だが、旅の途中「冒険心に満ちた大人の男」にみえた「性欲おじさん」も、次第に「所有欲の強い心の狭い男」だと分かって来る。そして最終的には、娼婦になって男を知りたいと言う改造女子に「そんなところには行くな!」と、悪態をついて去っていく。

また、船内では「リベラルそうな黒人男性」に出会うが、彼もまた「寛容にみえて狭量」。船外から見える貧民たちの窮状をみて「助けたい」と思う改造女子に、「ここから先にいっちゃだめだ!」と「現実主義」を説教する。

こんなふうにして、世界を知れば知るにつけ、男を知れば知るにつけ、世は不条理に満ちていると分かって来る改造女子。そんな彼女は、長い旅路の末、ある結論に達していく…という展開になっている。

映画は、「ここから先へは行くな!」という「ルール」を課す男が現われると、主人公に「行きたい!」という「意思」が沸き上がり、その先に進むと、また「ここから先へは行くな!」と「ルール」を課す男が現れ……の繰り返しで進んでいく。「ルールがあるから意思がある」のモチーフがここでも描かれる。

そこに、「意思」を加速する「性愛」の要素が盛り込まれる。つまりは「娼婦エマ様パート」のことだ。そこでは、主人公は、男と交われば交わるほどに、男とはどんなもので社会のどんな位置にいて、女とはどんなもので社会のどんな位置にいて…という理解を深めていく。そして、それに伴って「社会を先に進めよう」という主人公の意思が増幅されていくのだった。

こうして主人公は、「世界を進化させるべし」という結論に至る。

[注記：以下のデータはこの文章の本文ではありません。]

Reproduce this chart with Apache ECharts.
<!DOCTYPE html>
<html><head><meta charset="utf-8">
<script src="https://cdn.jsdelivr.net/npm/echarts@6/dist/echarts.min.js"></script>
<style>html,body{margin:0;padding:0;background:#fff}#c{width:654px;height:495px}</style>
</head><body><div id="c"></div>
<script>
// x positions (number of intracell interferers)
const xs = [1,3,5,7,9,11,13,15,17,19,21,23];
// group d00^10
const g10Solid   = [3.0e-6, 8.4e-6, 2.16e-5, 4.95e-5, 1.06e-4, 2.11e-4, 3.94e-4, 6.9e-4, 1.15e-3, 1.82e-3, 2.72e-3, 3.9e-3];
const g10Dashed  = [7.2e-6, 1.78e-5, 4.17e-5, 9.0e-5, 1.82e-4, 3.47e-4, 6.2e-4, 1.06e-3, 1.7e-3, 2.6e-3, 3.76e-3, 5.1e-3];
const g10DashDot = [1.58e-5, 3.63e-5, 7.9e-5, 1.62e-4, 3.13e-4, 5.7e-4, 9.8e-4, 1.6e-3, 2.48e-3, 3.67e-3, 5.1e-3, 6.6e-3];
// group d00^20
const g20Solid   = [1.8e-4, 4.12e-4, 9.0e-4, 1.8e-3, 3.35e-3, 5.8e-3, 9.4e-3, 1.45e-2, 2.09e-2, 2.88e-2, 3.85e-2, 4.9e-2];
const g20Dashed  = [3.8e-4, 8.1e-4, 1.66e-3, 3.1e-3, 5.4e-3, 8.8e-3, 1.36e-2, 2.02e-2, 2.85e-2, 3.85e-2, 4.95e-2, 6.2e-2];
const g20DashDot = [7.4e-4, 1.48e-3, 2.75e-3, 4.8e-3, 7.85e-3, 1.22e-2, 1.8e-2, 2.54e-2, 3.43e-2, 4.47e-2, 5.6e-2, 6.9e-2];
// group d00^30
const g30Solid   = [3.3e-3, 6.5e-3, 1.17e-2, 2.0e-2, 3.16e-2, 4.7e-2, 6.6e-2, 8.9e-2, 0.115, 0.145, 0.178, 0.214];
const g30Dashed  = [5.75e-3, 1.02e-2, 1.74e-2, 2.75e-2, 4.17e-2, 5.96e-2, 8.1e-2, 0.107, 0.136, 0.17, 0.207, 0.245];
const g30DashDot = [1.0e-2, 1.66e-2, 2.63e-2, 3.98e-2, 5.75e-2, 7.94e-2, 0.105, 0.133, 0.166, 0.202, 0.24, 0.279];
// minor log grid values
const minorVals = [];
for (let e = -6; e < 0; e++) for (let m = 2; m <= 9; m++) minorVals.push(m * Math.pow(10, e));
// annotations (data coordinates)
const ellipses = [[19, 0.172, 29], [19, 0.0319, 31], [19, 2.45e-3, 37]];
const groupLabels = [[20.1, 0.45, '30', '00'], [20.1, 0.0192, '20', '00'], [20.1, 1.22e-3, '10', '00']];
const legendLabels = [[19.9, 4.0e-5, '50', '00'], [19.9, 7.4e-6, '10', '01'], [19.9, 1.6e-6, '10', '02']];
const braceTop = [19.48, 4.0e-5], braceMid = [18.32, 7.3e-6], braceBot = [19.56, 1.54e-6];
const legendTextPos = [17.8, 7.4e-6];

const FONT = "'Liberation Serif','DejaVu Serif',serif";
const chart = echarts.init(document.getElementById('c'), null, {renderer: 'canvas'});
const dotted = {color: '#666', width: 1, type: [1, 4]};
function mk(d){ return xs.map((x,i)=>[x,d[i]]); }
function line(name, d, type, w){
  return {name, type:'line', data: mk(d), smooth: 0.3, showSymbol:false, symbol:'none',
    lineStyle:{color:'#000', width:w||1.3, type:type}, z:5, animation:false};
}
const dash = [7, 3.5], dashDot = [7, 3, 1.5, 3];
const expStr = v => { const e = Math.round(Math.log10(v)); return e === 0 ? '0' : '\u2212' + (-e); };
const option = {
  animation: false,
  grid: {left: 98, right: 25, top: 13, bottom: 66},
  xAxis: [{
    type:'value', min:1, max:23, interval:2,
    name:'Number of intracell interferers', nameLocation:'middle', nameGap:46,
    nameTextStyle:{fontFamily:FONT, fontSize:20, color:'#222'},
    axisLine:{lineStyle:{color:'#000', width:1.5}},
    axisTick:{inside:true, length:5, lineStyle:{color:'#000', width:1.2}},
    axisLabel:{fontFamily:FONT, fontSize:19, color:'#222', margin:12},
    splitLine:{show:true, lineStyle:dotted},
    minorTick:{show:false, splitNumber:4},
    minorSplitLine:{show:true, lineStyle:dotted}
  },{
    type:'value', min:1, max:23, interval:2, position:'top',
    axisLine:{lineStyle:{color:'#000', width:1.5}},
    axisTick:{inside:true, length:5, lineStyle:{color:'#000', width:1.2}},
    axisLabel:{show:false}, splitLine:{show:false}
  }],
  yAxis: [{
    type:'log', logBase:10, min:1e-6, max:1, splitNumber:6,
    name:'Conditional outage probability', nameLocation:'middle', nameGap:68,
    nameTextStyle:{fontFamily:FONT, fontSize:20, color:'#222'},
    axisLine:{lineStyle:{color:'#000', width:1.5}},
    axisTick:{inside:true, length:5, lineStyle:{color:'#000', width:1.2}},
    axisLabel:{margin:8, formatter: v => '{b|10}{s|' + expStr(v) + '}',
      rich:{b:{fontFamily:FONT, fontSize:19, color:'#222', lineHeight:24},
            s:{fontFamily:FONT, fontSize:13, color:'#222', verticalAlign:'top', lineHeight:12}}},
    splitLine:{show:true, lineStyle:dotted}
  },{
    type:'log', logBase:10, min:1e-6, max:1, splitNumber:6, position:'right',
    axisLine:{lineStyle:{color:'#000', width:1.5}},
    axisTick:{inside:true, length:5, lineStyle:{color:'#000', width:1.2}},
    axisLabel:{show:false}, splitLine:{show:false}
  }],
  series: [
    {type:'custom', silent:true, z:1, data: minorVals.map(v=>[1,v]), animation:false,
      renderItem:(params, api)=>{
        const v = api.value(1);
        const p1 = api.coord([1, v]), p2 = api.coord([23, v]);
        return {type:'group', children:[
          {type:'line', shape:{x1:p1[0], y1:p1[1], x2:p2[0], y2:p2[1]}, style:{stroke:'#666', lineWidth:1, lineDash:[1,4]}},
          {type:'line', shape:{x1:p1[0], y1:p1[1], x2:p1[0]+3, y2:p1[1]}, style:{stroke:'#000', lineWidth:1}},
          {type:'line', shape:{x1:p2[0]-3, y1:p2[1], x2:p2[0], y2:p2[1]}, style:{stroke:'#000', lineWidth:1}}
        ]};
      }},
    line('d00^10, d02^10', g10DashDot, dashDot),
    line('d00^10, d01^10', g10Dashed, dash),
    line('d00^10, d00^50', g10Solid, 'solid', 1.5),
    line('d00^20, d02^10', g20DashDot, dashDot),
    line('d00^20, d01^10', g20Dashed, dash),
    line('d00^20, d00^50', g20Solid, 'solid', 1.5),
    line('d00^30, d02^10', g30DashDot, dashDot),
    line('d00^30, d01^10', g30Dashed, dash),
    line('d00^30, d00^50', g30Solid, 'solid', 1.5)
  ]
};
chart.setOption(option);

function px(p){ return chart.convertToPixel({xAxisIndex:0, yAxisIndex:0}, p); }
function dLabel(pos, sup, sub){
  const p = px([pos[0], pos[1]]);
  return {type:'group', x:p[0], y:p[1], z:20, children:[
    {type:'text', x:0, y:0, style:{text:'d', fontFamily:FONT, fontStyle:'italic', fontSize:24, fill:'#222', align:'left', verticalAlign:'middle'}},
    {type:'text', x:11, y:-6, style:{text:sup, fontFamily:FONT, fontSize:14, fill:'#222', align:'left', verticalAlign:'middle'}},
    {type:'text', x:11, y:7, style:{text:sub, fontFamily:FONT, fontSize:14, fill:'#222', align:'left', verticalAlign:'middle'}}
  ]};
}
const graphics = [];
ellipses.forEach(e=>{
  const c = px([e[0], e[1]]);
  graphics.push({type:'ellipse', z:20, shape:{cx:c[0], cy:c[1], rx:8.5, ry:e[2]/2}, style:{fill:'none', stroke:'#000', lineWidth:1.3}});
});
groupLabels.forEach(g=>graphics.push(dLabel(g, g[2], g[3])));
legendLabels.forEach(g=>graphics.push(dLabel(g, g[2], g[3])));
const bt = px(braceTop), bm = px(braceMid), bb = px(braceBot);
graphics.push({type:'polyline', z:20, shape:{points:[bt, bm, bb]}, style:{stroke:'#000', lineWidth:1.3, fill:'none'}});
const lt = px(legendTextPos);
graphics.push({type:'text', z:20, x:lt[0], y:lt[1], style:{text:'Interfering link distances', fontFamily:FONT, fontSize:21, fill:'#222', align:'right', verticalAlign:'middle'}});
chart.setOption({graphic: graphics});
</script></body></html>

つまり「沸き上がった意思」により「世のルールを変える」という発想に至るのだった。

ここにおいて、「ルールがあるから意思がある」という世界観と「不条理なルールを擁護しない」という価値観の共存が果たされる。そして「アカデミー賞陣営も納得」の世界観が誕生する(笑)
先に「進化」と書いたが、言いたかったのはこういうことだ。

ただ。そのことで、「不条理なルール」にツッコミなく翻弄されるという”あの独特の不気味さ”、あえていえばランティモス作品の「魅力」が削がれてしまったんじゃないか?とも思う。冒頭に「淡白に感じる」と書いたのは、そのためだった。

いや、今「不気味さが削がれた」と書いた。だが、実は、別の形で不気味さが増幅した(してしまった?)とも思っている。

何を言っているかといえば、本作の「動物」の扱いのことで。映画のラスト、主人公は「自殺した妊婦の”夫”」と対峙する。そして、口論の末、「進化」の阻害要因だと思われた夫は、脳を摘出され、ヤギに埋め込まれてしまう。主人公宅の庭を歩きながら草を食う男の姿がなんとも間抜けに描かれていて笑いを誘う。

けれど、笑いと同時に「うすら寒さ」を感じてしまったこともまた事実であって。これは、言ってしまえば「ロブスター」における「結婚できない奴は動物に変えてしまう謎の組織」とそう変わらんのではないかと。あの「不気味な組織」と同じことをしてしまっているんじゃないかと。

ようは「進化」についていけない考えのヤツは「人間界から排除」だと。もはや「哀れまれるものたち」ですらないのだと。そうなっていないか?

なんというか発想的に、スターリン時代のソ連の「粛清」や、連合赤軍の「総括」に近いものになっているんじゃないかと(娼館で知り合った黒人女性が主人公を連れていったのは社会主義者の集会であった)。

「進化」というテーマを導入したことで作品の95%から「不気味」さは消え「アカデミー賞陣営」が評価する作品とはなったものの、そのことで、ラストの5%に「別の不気味さ」が残ってしまったのではないか?

世界には救うべき「哀れなるものたち」がいる。だから「世界を進化させねばならない」。この発想は、「世界の進化を止めるものは哀れまなくてもいい」という発想を裏面にもってしまう。そのことが、図らずも?描かれてしまったのかもしれない、と。
このことを、どう考えたらいいのか?なんてことも思った。